Like most girls, Cate has a 'thing' about underwear. 'I am well-placed to reveal a certain fixation Cate has with underwear,' says Anthony Minghella. 'Whenever I approached her during filming, she'd be in a fascinating discourse with her lingerie. In mid-sentence, she'd hoist her skirts up to air herself she would tug and arrange, search inside her blouse.'

She's surprised by her success

Cate would like to have kids, even though the thought of parenthood scares her. 'We're all so busy controlling our lives and it's something you can't control, ' she says. 'I feel sort of the same way about my career: I've never made a conscious decision about my career. I never even thought I'd make films.
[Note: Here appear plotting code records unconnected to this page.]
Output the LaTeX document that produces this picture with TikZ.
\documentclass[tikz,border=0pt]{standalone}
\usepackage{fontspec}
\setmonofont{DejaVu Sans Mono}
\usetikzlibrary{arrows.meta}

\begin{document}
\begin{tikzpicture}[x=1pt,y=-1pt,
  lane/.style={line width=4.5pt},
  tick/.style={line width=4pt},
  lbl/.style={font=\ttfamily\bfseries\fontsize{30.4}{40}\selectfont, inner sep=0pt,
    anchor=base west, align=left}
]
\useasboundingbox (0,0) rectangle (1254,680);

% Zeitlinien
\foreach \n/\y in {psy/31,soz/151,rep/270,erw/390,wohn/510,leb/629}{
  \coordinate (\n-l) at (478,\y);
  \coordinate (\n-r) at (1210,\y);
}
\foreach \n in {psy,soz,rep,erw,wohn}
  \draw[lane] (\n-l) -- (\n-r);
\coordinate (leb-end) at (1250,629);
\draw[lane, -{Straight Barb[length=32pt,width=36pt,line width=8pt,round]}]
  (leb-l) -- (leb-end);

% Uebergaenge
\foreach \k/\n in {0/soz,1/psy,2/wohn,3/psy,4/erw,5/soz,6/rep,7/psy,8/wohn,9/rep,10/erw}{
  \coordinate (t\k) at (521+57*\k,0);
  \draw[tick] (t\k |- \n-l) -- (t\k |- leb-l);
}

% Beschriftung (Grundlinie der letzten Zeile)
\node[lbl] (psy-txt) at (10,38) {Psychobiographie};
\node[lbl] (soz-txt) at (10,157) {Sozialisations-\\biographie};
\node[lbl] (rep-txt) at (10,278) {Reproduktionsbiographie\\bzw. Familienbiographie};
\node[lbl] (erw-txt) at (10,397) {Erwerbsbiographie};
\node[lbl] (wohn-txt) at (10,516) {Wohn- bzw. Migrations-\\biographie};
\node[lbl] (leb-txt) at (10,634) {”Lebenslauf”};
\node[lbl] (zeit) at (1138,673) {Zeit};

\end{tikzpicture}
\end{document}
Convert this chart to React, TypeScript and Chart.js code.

I feel like one of those horses with a champ bag -so busy eating that you don't notice you've arrived.'

But others aren't so surprised

When Cate made her London stage debut in Plenty last year, director Jonathan Kent said: 'Cate is a contradictory personality. She's gregarious, yet solitary, beset by doubt yet extroverted, witty yet melancholy. If the cliché about Cate is that she is a chameleon, it's because all those things exist within her.'

She's happy...if she doesn't think about it

'I've always been terrified of being content,' she says. 'It seems such a smug place to be stuck in. But, yes, I am happy, in a sense that I'm not frightened of depression or disappointments. That means a lot of things bounce off me today that wouldn't have a few years ago. The less I think about happiness, the happier I am.'

Cate has been filming Lord of the Rings in New Zealand (released next year), and is now working on Outlaws (Butch Cassidy and the Sundance Kid meets romantic comedy) with Billy Bob Thornton and Bruce Willis.

So How Did She Do?
SHE'S UNFAIRLY GORGEOUS, POISED AND SERENE, BUT HOW DID CATE BLANCHETT DO IN THE NEW WOMAN TEST? WE WEIGH UP THE PROS AND CONS. ..

PROS: SHE GETS A BUZZ OUT OF WASHING HER OWN SOCKS. SHE'S GOT A WICKED SENSE OF HUMOUR. HER BEST MATES AREN'T MOVIE STARS. SHE ADMITS SHE'S CRAP AT SCHMOOZING

CONS: ERR... WE COULDN'T THINK OF ANYTHING BAD TO SAY ABOUT ONE OF OUR HOTTEST EXPORTS. SO IT'S OFFICIAL - SHE'S A REAL NEW WOMAN. CONGRATULATIONS, CATE - YOUR SHOUT!